Breivik’s sick mythology also shows another new post-9/11 element: the changing role of the Jew in the narrative of the West’s right-wing extremists.
The Jew traditionally has been the primary target of such extremists because it was imagined that his evil hand lay behind those forces — capitalism, Marxism, globalization, financial speculation — once deemed to be most threatening to the traditional Western order that Breivik says he wants to defend. The creation of Israel in 1948 added a new excuse for anti-Semitism: The Turner Diaries are full of references to American foreign policy being controlled by Israel (an accusation that, of course, has now been taken up by the left).

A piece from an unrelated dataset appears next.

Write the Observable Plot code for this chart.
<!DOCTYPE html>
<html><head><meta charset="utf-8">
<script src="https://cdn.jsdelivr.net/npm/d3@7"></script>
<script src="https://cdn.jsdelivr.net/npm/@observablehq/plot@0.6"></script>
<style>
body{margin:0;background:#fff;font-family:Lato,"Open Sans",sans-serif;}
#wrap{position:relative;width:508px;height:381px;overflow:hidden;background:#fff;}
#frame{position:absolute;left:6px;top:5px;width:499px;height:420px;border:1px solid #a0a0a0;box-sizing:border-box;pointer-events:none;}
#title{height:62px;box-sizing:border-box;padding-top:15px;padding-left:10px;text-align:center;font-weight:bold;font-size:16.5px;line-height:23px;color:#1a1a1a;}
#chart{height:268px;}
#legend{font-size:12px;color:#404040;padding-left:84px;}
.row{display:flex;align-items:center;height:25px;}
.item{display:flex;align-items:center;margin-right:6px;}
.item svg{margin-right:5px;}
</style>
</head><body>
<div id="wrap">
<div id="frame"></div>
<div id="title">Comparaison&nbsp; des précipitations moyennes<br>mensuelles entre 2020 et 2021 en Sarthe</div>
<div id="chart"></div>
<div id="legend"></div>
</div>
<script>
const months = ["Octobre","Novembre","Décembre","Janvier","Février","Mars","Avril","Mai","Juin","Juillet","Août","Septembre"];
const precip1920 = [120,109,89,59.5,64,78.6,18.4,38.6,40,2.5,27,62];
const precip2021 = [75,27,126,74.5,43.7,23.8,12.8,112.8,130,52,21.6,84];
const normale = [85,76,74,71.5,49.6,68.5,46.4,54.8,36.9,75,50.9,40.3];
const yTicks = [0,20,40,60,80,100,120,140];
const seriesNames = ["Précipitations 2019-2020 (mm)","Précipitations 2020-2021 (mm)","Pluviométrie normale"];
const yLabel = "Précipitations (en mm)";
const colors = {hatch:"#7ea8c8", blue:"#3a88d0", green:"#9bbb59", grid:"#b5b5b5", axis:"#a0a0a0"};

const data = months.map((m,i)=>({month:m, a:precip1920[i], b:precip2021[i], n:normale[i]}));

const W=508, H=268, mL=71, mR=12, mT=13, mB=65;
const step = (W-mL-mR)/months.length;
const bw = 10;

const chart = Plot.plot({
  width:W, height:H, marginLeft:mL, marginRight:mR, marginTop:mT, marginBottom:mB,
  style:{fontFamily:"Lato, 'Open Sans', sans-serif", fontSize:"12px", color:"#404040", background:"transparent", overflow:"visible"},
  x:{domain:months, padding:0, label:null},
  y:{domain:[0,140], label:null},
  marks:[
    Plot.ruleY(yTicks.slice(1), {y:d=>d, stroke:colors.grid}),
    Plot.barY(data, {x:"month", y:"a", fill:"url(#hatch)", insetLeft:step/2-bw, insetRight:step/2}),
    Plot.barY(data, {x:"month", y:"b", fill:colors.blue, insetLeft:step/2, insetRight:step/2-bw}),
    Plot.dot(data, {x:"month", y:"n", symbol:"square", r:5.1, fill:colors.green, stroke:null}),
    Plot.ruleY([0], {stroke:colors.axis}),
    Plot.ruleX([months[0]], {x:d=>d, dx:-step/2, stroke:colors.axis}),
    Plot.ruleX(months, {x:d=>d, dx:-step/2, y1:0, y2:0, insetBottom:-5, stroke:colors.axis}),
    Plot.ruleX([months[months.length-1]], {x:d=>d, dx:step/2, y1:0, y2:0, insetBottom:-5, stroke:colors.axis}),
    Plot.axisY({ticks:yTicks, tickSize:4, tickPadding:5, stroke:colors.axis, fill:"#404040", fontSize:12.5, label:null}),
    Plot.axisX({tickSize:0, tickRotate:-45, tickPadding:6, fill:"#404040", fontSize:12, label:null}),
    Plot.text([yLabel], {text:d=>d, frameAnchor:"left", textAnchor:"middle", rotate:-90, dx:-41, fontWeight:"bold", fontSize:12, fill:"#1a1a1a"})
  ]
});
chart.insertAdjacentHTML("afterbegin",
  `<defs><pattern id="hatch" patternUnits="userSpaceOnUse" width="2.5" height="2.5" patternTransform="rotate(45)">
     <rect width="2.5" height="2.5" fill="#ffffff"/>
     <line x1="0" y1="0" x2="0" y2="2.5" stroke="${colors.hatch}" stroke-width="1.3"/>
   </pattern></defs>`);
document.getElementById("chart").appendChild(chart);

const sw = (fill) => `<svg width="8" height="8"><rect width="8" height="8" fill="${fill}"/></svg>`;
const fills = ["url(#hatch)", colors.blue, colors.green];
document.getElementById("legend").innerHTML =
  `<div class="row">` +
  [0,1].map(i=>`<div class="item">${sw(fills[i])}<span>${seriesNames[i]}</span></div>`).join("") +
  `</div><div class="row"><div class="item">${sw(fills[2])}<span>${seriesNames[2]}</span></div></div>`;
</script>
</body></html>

With 9/11, that changed: The greatest cultural and military threat now is seen to be militant Islam, with the Jew — and Israel — now instantly cast as a defender of the established Western order. To quote something I wrote in my recently published book, Among The Truthers: “The Jew [is now seen as] the perfect anti-Islamist, whose zeal and reliability in the war on terrorism was hard-wired into his political DNA thanks to six decades of Israeli warfare against Islamic terrorists in the Middle East. For the first time in the history of Western civilization, the Jew’s ‘foreignness’ and mixed loyalties-to the United States, Israel, world Jewry- became a source of respect and trust rather than suspicion.”